Sabato 17 ottobre il Giglio di Lucca ha dato inizio
alla Stagione Lirica 2009-2010 con Il barbiere di Siviglia,
allestimento dell'Opera Giacosa di Savona in coproduzione con il
Donizetti di Bergamo, il Sociale di Rovigo e lo stesso teatro
toscano.
Un gruppo di interpreti complessivamente gradevoli va a
salvare l'andamento di uno spettacolo fiaccato da scelte registiche (Francesco
Torrigiani) e scenografiche (Greta Podestà) poco pertinenti e
lontane dalla freschezza del capolavoro rossiniano. La dimora di Don Bartolo
è rappresentata da una torre chiara le cui pareti vengono aperte e chiuse più
volte (fin troppe, tanto da far risultare monotono il movimento) per scoprire o
celare un interno dai colori pastello. Elemento ricorrente è quello del mare: i
costumi "pirateschi" (anch'essi di Podestà) di Figaro e del coro, le
buffe caravelle-zattere con cui i personaggi si spostano, oggetti come il
cannocchiale, il forziere e lo spazzolone per pulire il ponte, fino al forte
riferimento su Ehi di casa... buona gente...

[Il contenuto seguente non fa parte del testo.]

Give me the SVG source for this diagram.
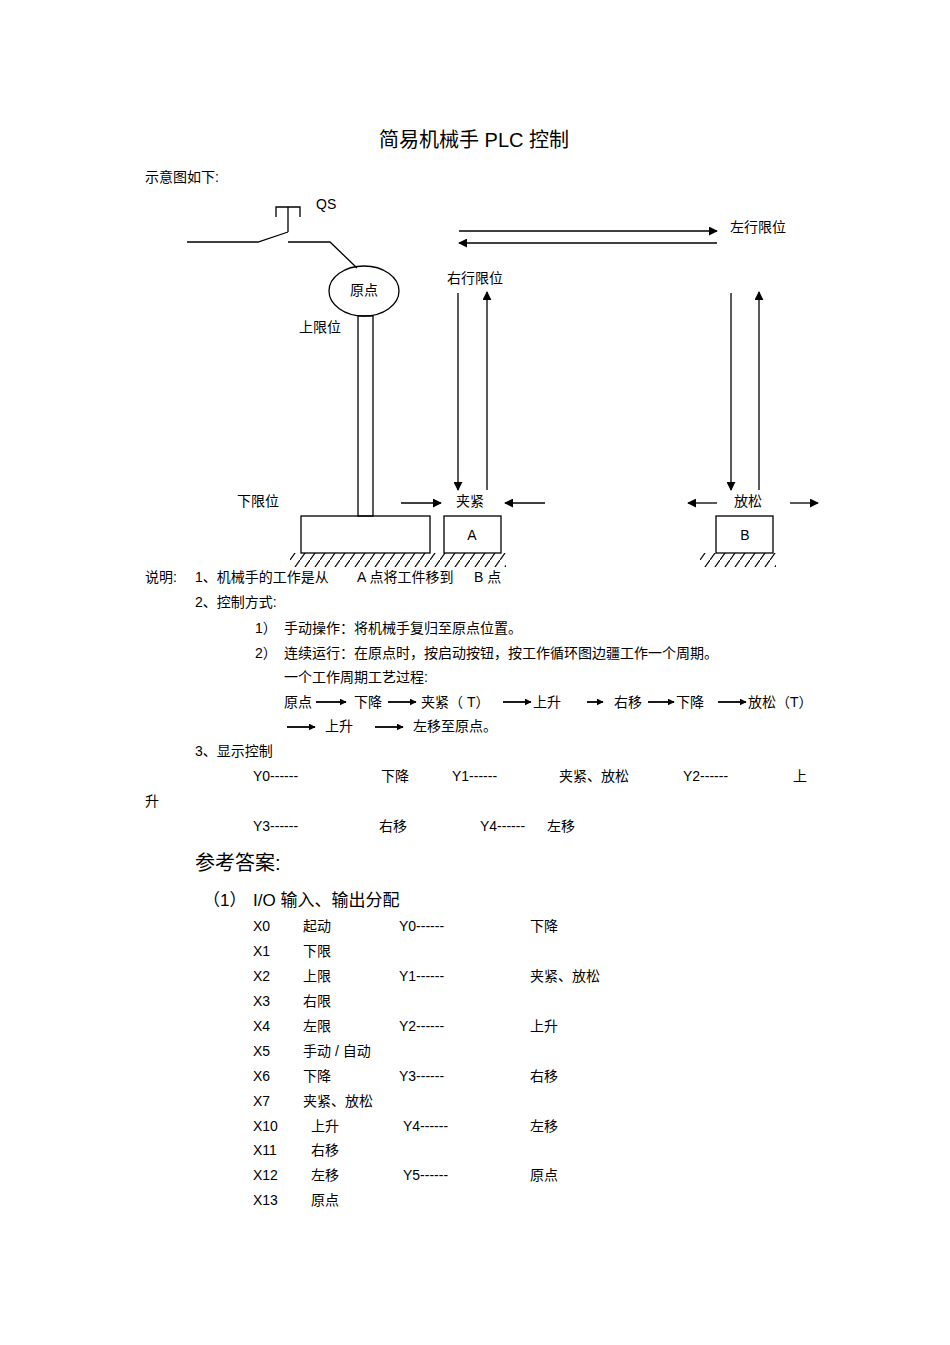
<svg xmlns="http://www.w3.org/2000/svg" width="950" height="1345" viewBox="0 0 950 1345">
<style>
text{font-family:"Liberation Sans","Noto Sans CJK SC",sans-serif;font-size:14px;fill:#000;dominant-baseline:middle}
.l{stroke:#000;stroke-width:1.3;fill:none}
.big{font-size:20px}
.mid{font-size:17px}
</style>
<defs>
<marker id="a" viewBox="0 0 10 10" refX="9" refY="5" markerWidth="7" markerHeight="7" orient="auto" markerUnits="userSpaceOnUse"><path d="M0,0L10,5L0,10z" fill="#000"/></marker>
<marker id="b" viewBox="0 0 10 10" refX="9" refY="5" markerWidth="9" markerHeight="9" orient="auto" markerUnits="userSpaceOnUse"><path d="M0,0L10,5L0,10z" fill="#000"/></marker>
<pattern id="h" width="10" height="14" patternUnits="userSpaceOnUse"><path d="M10,0L0,14" stroke="#000" stroke-width="1.2"/></pattern>
</defs>
<rect width="950" height="1345" fill="#fff"/>
<text x="474" y="142" class="big" text-anchor="middle">简易机械手  PLC 控制</text>
<text x="145" y="178">示意图如下:</text>
<g id="switch">
<text x="316" y="205">QS</text>
<path class="l" d="M187,242H258L288,232M288,242H330L357,268M276,217V207H300V217M288,207V232"/>
</g>
<g id="origin"><ellipse cx="364" cy="291" rx="35" ry="25" class="l"/><text x="364" y="291" text-anchor="middle">原点</text></g>
<g id="column"><rect x="358" y="316" width="15" height="200" class="l"/></g>
<text x="320" y="328" text-anchor="middle">上限位</text>
<text x="258" y="502" text-anchor="middle">下限位</text>
<g id="base"><rect x="301" y="516" width="129" height="37" class="l"/></g>
<g id="A"><rect x="444" y="516" width="57" height="37" class="l"/><text x="472" y="536" text-anchor="middle">A</text></g>
<g id="B"><rect x="716" y="516" width="57" height="37" class="l"/><text x="745" y="536" text-anchor="middle">B</text></g>
<rect x="290" y="553" width="216" height="14" fill="url(#h)"/>
<rect x="700" y="553" width="76" height="14" fill="url(#h)"/>
<text x="758" y="228" text-anchor="middle">左行限位</text>
<text x="475" y="279" text-anchor="middle">右行限位</text>
<text x="470" y="502" text-anchor="middle">夹紧</text>
<text x="748" y="502" text-anchor="middle">放松</text>
<g id="connectors" class="l" marker-end="url(#b)">
<path d="M459,231H717"/><path d="M717,243H459"/>
<path d="M458,293V490"/><path d="M487,490V292"/>
<path d="M731,293V490"/><path d="M759,490V292"/>
<path d="M401,503H441"/><path d="M545,503H505"/>
<path d="M717,503H688"/><path d="M790,503H818"/>
<g marker-end="url(#a)" stroke-width="1.8">
<path d="M316,702H346"/><path d="M388,702H416"/><path d="M503,702H531"/><path d="M587,702H603"/><path d="M648,702H674"/><path d="M718,702H746"/>
<path d="M287,727H315"/><path d="M375,727H403"/>
</g>
</g>
<g id="texts">
<text x="145" y="578">说明:</text><text x="195" y="578">1、机械手的工作是从</text><text x="357" y="578">A 点将工件移到</text><text x="474" y="578">B 点</text>
<text x="195" y="603">2、控制方式:</text>
<text x="255" y="629">1）</text><text x="284" y="629">手动操作：将机械手复归至原点位置。</text>
<text x="255" y="654">2）</text><text x="284" y="654">连续运行：在原点时，按启动按钮，按工作循环图边疆工作一个周期。</text>
<text x="284" y="678">一个工作周期工艺过程:</text>
<text x="284" y="703">原点</text><text x="354" y="703">下降</text><text x="421" y="703">夹紧（ T）</text><text x="533" y="703">上升</text><text x="614" y="703">右移</text><text x="676" y="703">下降</text><text x="748" y="703">放松（T）</text>
<text x="325" y="727">上升</text><text x="413" y="727">左移至原点。</text>
<text x="195" y="752">3、显示控制</text>
<text x="253" y="777">Y0------</text><text x="381" y="777">下降</text><text x="452" y="777">Y1------</text><text x="559" y="777">夹紧、放松</text><text x="683" y="777">Y2------</text><text x="793" y="777">上</text>
<text x="145" y="802">升</text>
<text x="253" y="827">Y3------</text><text x="379" y="827">右移</text><text x="480" y="827">Y4------</text><text x="547" y="827">左移</text>
<text x="195" y="865" class="big">参考答案:</text>
<text x="203" y="902" class="mid">（1）</text><text x="253" y="902" class="mid">I/O  输入、输出分配</text>
<text x="253" y="927">X0</text><text x="303" y="927">起动</text><text x="399" y="927">Y0------</text><text x="530" y="927">下降</text>
<text x="253" y="952">X1</text><text x="303" y="952">下限</text>
<text x="253" y="977">X2</text><text x="303" y="977">上限</text><text x="399" y="977">Y1------</text><text x="530" y="977">夹紧、放松</text>
<text x="253" y="1002">X3</text><text x="303" y="1002">右限</text>
<text x="253" y="1027">X4</text><text x="303" y="1027">左限</text><text x="399" y="1027">Y2------</text><text x="530" y="1027">上升</text>
<text x="253" y="1052">X5</text><text x="303" y="1052">手动 / 自动</text>
<text x="253" y="1077">X6</text><text x="303" y="1077">下降</text><text x="399" y="1077">Y3------</text><text x="530" y="1077">右移</text>
<text x="253" y="1102">X7</text><text x="303" y="1102">夹紧、放松</text>
<text x="253" y="1127">X10</text><text x="311" y="1127">上升</text><text x="403" y="1127">Y4------</text><text x="530" y="1127">左移</text>
<text x="253" y="1151">X11</text><text x="311" y="1151">右移</text>
<text x="253" y="1176">X12</text><text x="311" y="1176">左移</text><text x="403" y="1176">Y5------</text><text x="530" y="1176">原点</text>
<text x="253" y="1201">X13</text><text x="311" y="1201">原点</text>
</g>
</svg>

" in cui i personaggi vanno a "formare" la prua di una nave agitata
da un ipotetico mare in tempesta. Non si riesce a cogliere la ragione di questa
scelta, se non un poco originale "riferimento
a un mondo, quello di pirati e fanciulle da salvare, che tanto successo
sta riscuotendo negli ultimi anni, specialmente in ambito cinematografico. Le
luci si mantengono quasi sempre soffuse, giocate sul controluce nel fondale, in controtendenza con la vivacità della
musica e il ritmo coivolgente nei momenti più comici. Le circa tre ore di
spettacolo scorrono così lente, soprattutto il primo atto, di certo impegnativo
per orchestra, cantanti e pubblico.
Su tutti, il baritono
Domenico Colaianni va a risollevare le sorti della messinscena con il
suo Bartolo macchiettistico, marionetta nei movimenti meccanici e clown nella
mimica facciale; puntuale la sua performance canora, agile anche nei momenti
più rapidi e incalzanti. Allo stesso modo divertente il basso Enrico
Giuseppe Iori, Don Basilio buffo nella sua imponente solennità. Il contralto
Annarita Gemmabella offre una Rosina dalle simpatiche smorfie,
disinvolta in canto e recitazione, seppur poco consapevole nell'uso della
gestualità. Postura statica, soprattutto nella prima parte, per Francesco
Marsiglia, già apprezzato per il suo timbro tenorile, fin troppo
possente per il ruolo del Conte d'Almaviva.
Il baritono Damiano
Salerno convince nella resa della furbizia di un giovane e prestante
Figaro: peccato trovarlo indisciplinato dal punto di vista mimico e in
frequente difficoltà nel seguire il tempo del Maestro Elio Boncompagni.
Suscita sorriso il giovane soprano Marta Calcaterra nel ruolo di una
trasandata Berta, dalla voce sicura e gradevole. Nota dolente diffusa è quella
dei recitativi, affrontati con eccessiva velocità da cui deriva un'inevitabile
perdita di effetto "nelle parole
pronunciate. Buona la prestazione dell'Orchestra Sinfonica di Sanremo e
del Coro Pietro Mascagni di Savona, diretto da Franco Giacosa.
Al di là dell'indiscutibile preparazione di
alcuni fra gli interpreti, si accoglie la chiusura del sipario con un certo
sollievo, dispiaciuti di aver assistito a uno spettacolo
povero (al di là del significato economico del termine) nelle idee
e nelle soluzioni, che rende poca giustizia alla genialità del suo compositore.